§ **What is needed**
Please restate, exactly as written, the lines running from the beginning of the material through the line that has "(title) at (327,43)" in it.

§ **Dataset extract**
'''

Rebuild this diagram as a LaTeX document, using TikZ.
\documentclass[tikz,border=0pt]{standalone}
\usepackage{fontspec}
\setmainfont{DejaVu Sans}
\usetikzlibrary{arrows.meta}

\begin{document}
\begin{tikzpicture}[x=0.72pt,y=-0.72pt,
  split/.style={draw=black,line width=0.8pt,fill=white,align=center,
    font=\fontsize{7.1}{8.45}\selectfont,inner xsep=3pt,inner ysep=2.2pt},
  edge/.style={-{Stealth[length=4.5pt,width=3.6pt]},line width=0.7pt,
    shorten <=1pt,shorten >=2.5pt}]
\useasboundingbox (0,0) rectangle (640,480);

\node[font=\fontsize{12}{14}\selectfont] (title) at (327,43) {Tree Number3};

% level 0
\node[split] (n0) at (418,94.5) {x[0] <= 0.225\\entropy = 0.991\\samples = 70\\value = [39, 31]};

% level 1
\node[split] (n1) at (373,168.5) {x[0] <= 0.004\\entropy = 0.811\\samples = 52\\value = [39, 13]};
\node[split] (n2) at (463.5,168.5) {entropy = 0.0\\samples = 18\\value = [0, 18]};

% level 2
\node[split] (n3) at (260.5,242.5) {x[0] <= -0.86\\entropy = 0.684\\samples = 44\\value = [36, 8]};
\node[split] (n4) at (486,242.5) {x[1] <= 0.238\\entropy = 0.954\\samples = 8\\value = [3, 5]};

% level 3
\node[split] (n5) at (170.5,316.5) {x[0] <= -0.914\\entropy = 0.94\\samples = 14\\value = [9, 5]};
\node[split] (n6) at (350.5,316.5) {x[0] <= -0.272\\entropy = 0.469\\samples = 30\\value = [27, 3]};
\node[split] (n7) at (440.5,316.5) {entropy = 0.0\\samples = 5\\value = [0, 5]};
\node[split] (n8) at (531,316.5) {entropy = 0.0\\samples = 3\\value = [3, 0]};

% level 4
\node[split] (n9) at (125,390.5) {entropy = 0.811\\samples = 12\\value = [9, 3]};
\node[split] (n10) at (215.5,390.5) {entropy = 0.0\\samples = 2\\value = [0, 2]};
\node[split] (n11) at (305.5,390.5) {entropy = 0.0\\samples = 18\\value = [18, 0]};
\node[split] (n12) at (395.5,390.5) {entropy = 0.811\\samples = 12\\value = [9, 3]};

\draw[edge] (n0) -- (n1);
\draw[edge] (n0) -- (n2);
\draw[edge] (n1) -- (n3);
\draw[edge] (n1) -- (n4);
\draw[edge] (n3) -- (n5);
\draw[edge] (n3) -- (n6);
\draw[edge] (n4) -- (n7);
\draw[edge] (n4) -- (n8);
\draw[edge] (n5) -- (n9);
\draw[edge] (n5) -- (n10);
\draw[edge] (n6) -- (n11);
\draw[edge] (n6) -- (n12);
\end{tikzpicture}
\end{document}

'''

§ **Worked solution**
Rebuild this diagram as a LaTeX document, using TikZ.
\documentclass[tikz,border=0pt]{standalone}
\usepackage{fontspec}
\setmainfont{DejaVu Sans}
\usetikzlibrary{arrows.meta}

\begin{document}
\begin{tikzpicture}[x=0.72pt,y=-0.72pt,
  split/.style={draw=black,line width=0.8pt,fill=white,align=center,
    font=\fontsize{7.1}{8.45}\selectfont,inner xsep=3pt,inner ysep=2.2pt},
  edge/.style={-{Stealth[length=4.5pt,width=3.6pt]},line width=0.7pt,
    shorten <=1pt,shorten >=2.5pt}]
\useasboundingbox (0,0) rectangle (640,480);

\node[font=\fontsize{12}{14}\selectfont] (title) at (327,43) {Tree Number3};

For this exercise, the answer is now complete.